Exercise details
Write out the listing, please, but only from its first line through the line containing "W, H = 1153, 501", exactly as given and without pictures.

-- begin --

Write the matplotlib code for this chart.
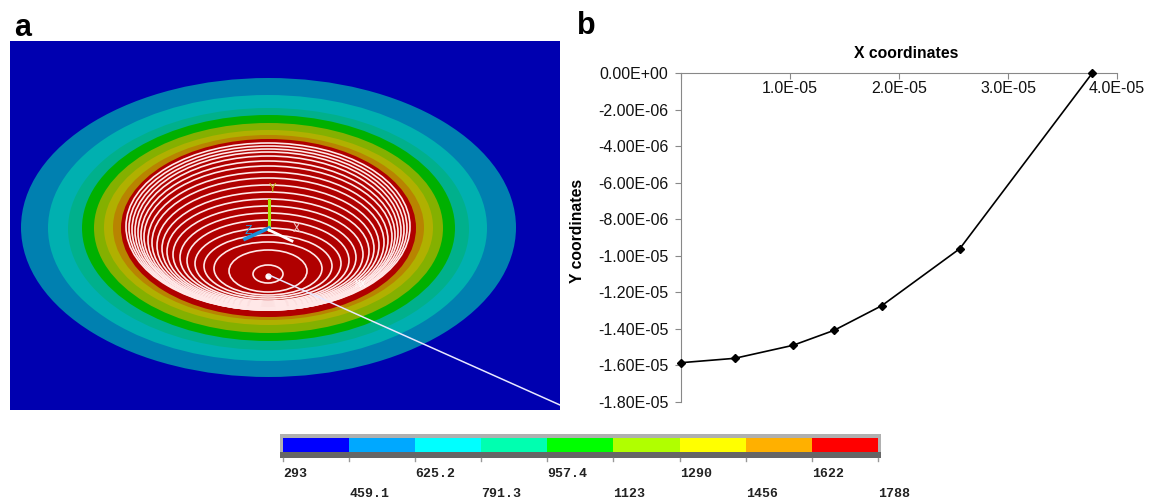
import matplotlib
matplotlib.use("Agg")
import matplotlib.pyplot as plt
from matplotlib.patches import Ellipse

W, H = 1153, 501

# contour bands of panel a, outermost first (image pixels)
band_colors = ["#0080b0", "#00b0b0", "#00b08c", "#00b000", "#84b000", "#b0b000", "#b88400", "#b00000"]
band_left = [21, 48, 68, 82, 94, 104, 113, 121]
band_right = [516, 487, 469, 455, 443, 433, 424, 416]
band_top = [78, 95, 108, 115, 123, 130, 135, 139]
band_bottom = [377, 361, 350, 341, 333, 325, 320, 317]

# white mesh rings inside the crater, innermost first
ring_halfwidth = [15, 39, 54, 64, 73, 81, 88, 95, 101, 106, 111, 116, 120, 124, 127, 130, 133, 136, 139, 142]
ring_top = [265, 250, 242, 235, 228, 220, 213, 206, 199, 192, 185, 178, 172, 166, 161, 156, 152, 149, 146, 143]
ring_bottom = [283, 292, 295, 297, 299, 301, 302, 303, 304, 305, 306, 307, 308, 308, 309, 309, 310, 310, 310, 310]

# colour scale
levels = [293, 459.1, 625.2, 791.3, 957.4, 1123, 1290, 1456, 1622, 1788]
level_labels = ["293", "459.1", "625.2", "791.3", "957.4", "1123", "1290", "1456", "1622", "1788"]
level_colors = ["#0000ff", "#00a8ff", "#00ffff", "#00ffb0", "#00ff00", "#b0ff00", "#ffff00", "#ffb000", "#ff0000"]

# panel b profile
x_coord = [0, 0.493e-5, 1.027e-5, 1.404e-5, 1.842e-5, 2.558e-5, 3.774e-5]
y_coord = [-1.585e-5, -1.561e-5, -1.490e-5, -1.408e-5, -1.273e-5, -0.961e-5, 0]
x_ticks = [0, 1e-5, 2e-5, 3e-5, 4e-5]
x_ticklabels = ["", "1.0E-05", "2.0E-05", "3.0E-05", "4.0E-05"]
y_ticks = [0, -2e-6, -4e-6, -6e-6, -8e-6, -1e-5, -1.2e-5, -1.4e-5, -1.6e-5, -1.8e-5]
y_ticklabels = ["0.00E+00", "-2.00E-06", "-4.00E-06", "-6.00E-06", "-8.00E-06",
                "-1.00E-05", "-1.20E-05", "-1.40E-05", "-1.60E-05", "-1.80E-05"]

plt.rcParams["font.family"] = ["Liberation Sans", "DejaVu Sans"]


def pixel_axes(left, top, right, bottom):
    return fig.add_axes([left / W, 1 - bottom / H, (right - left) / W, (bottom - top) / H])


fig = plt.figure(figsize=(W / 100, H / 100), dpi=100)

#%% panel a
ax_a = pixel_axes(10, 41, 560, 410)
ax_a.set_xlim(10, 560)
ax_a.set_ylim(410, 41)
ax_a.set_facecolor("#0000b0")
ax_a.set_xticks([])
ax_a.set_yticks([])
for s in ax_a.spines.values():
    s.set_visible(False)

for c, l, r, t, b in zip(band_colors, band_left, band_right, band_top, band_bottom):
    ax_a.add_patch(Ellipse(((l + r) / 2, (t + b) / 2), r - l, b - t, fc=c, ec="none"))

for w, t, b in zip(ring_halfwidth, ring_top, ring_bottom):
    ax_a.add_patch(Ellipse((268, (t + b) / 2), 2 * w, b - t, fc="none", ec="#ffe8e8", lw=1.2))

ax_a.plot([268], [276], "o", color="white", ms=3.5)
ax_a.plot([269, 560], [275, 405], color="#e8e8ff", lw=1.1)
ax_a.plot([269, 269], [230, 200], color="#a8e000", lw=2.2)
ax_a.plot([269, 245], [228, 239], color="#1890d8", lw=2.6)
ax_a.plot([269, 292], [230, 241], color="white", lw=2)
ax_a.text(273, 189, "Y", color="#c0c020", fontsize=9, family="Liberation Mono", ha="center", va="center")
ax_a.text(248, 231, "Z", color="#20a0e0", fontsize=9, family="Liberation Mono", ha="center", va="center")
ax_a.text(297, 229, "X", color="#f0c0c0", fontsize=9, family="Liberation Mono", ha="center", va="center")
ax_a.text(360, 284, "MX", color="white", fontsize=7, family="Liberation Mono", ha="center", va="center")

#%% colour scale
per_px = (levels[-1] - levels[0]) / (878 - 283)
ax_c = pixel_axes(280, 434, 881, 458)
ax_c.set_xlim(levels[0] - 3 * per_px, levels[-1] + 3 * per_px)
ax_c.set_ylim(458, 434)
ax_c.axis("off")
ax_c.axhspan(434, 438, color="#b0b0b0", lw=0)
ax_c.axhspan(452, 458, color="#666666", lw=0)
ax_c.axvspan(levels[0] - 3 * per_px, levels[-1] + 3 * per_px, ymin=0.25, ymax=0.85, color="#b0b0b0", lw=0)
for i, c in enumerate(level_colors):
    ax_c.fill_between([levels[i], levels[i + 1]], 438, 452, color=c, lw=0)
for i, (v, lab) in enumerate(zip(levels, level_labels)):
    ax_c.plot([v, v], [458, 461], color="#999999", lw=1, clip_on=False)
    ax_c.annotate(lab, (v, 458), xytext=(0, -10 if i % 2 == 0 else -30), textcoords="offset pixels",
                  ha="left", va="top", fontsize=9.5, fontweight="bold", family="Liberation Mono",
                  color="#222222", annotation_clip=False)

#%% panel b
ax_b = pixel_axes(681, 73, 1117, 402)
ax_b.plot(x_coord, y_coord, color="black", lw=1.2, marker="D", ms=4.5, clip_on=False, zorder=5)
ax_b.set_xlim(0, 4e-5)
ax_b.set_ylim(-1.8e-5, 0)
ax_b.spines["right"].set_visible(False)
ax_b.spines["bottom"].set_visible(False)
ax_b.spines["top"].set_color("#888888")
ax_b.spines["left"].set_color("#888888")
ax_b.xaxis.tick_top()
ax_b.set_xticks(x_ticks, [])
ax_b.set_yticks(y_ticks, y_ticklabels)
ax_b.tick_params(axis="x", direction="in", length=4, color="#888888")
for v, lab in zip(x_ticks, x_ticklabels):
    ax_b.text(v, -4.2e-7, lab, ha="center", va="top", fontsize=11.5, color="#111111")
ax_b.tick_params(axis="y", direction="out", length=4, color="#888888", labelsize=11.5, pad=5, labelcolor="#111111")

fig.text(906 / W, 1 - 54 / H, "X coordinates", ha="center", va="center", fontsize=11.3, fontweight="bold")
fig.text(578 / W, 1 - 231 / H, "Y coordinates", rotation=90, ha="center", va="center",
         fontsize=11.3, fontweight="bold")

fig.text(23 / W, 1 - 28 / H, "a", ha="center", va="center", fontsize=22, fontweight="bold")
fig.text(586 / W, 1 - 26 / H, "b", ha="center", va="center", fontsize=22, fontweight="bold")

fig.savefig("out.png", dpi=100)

-- end --

Response below
Write the matplotlib code for this chart.
import matplotlib
matplotlib.use("Agg")
import matplotlib.pyplot as plt
from matplotlib.patches import Ellipse

W, H = 1153, 501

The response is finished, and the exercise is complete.